Тем не менее для обращенных, живших вне строгого устава, руководствуясь собственными представлениями либо представлениями избранного наставника, атаки и ловушки беса составляли опасность. И бывало, что после тысяча сотого года странствующие отшельники критиковали дурных священников с горячностью, уместной разве что во времена Григория VII… Отныне им приходилось умерять требовательность, чтобы не впасть в ересь. Даже отшельники, живущие вдали от людей, воспринимались как нечто дисгармоничное, ведь одному Богу было известно, что они там говорят посещающим их верующим. Епископы местных диоцезов старались установить над ними контроль, прямой или косвенный, как Ив Шартрский — над отшельниками из Першского леса. Часто отшельникам предписывали так называемый «устав святого Августина», превращавший их в некое подобие каноников, хотя оставлявший определенную свободу передвижения. Но с 1119 г. епископы и папа предпочли другое решение: пусть они вступают в цистерцианский орден. В 1098 г. маленькая группа инакомыслящих из аббатства Молем в Бургундии последовала за своим аббатом Робертом и приором Обри в болота, заросшие тростником (citelles. Сито), расположенные между Дижоном и Клюни. Первый период здешней жизни у этих отшельников был многотрудным, неясным и тяжелым. Потом, при аббате Стефане Хардинге, аббатство начало расцветать, а в 1110 г. в его монахи обратился Бернар, один из младших сыновей сеньора Фонтен-ле-Дижон, придавший его деятельности решительный импульс. Бернар, которому тогда было двадцать лет, оказался исключительно талантливым и энергичным новобранцем. В 1112 г. он стал первым аббатом Клерво, дочернего аббатства цистерцианского ордена. Одного за другим он обратил всех своих братьев-рыцарей и даже сестру, покинувших семьи… Этот рыцарский род, похоже, был целиком поглощен орденом, большой успех которому обеспечили, конечно, рвение и ревностность этих людей, но также их связи в высоких кругах и покорность епископам{535}.
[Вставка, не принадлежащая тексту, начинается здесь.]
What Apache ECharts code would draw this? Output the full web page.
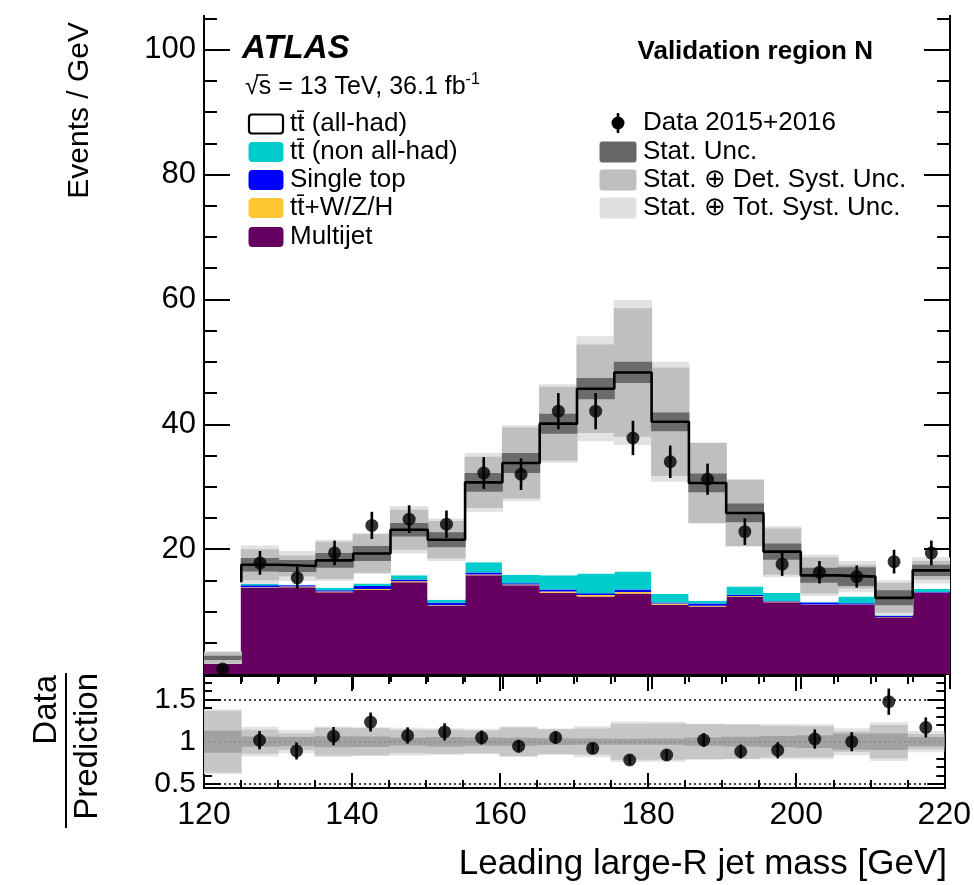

Цистерцианцы решили обходиться без реликвий и удалиться от феодального общества дальше, чем это делали черные монахи тысячного года. Сами они, стремясь к простоте, одевались в белое, в рясы с капюшонами из беленой шерсти. У них не было ни держателей земель, ни сервов, ни приходских церквей с надлежащей десятиной. Они не злоупотребляли мессами и молитвами за усопших из обеих элит. Они ограничивались обычной службой, а оставшееся время посвящали физическому труду. Тем самым они нашли баланс между молитвой и трудом, на котором так настаивал устав святого Бенедикта. Они старались не принимать гостей из хорошего общества, а также паломников, школяров, больных, чтобы не отвлекаться. Их орден был объединен, как они говорили, узами милосердия; управление было коллегиальным, в то время как Клюни выглядело авторитарным сеньором для своих приоратов, требуя с них настоящую дань. Даже требование отдавать предпочтение мужчинам здесь смягчили: орден принимал и монахинь, включив в себя женские аббатства.